I'm Sensing A "Youth Movement" Emerging In Black Hills Political Circles. The Rest Of SD Should Take Notice.

     Just met with a small group of bright and motivated young professionals in downtown Rapid and came away mighty impressed.  Two were lawyers trained at one of the top law schools in the country, the third owns a small business.  All was casual and off-the-record, so no names nor genders for now, but I'm sure you'll hear plenty from these folks--and many like them--before too much longer.
     Though I wouldn't call what they're doing a crusade, it seems pretty clear to me that a certain amount of restlessness is growing among the politically attuned of their generation of South Dakotans. Though they tempermentally gravitate toward the Democratic Party, they're plenty frustrated by the inability of Dems to get it together and become a political force of some consequence in this state.  In fact, a reaction to my broadside against west-river Democrats in the RC Journal last week prompted one of them to contact me and ask for a meeting. And though they don't particularly reject Republicanism, they're wary of a political future in a South Dakota that is overwhelmingly dominated by a single party and the inevitable stasis that follows.
     Self-defined and -described as "progressives," they have a passion for South Dakota but are put off by what they see as a "culture of complacency" here.   They worry about a future for themselves and their families in a state where public education is so undervalued that it stands out as the place with the lowest-paid teachers in America; where we're net exporters of college-educated residents; where a chronic shortage of skilled and educated workers who appear to shun us hampers our economic growth prospects (Forbes just ranked us 45th in the country on that score); and where our state's elected officials are now scrambling to explain to us that years of mounting neglect have created a highway system suddenly in need of $500 million in order to bring it up to the standards that South Dakota must maintain in order to sustain its economic viability.
     Like me, they're concerned by the fact that the last election seems like a resounding success for the status quo.  And also like me, they're exasperated by the inability of the opposition party, the Democrats, to get its vision (if it even has a vision) of a different political modus operandi  across to voters. These folks are frustrated, they're restless, they're well-educated, and they're ready to work. Some stirrings of organization among them are occurring, a development that I intend to follow.


  1. Follow and blog for us! I'm very eager to connect with these activists and see what they have planned. Are they willing to work with Democrats, if Dems can get their poop in a group?

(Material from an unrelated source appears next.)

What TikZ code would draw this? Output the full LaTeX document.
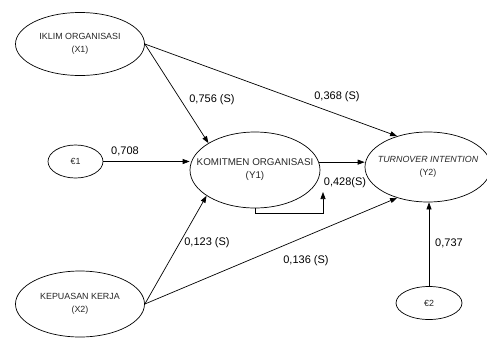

  2. I think they're for real but will stand aside and see what emerges for the time being. Don't mean to be coy, just taking a "wait and see" posture for now.

  3. I assign no blame for cautious reporting. I'm very interested to see what direction these budding activists want to take to realize their general goals.

  4. I find it very unfortunate that young progressives in Rapid City feel that they have to remain anonymous. It reminds me of 2008 when I questioned working for local Dem. candidates who felt they couldn't afford (politically) to support Obama. It may be a political reality, but it is a sad one.

    1. I appreciate the sentiment, Mr. Newton, but hasten to add that they haven't chosen to remain anonymous. It was my decision not to identify them, mainly because there were no "on-the-record, off-the-record" stipulations ahead of time. I have no doubt they'll surface soon enough.

  5. Thank you, John, for believing in the ability of young progressives to help create the sorts of communities that will drive our economy and quality of life for the better in Rapid City and across the state and reservations. And, like usual, thank you for representing the sort of ethos many of us grew up seeing from Republicans and Democrats in this state and who we looked up to. I hope we can do likewise.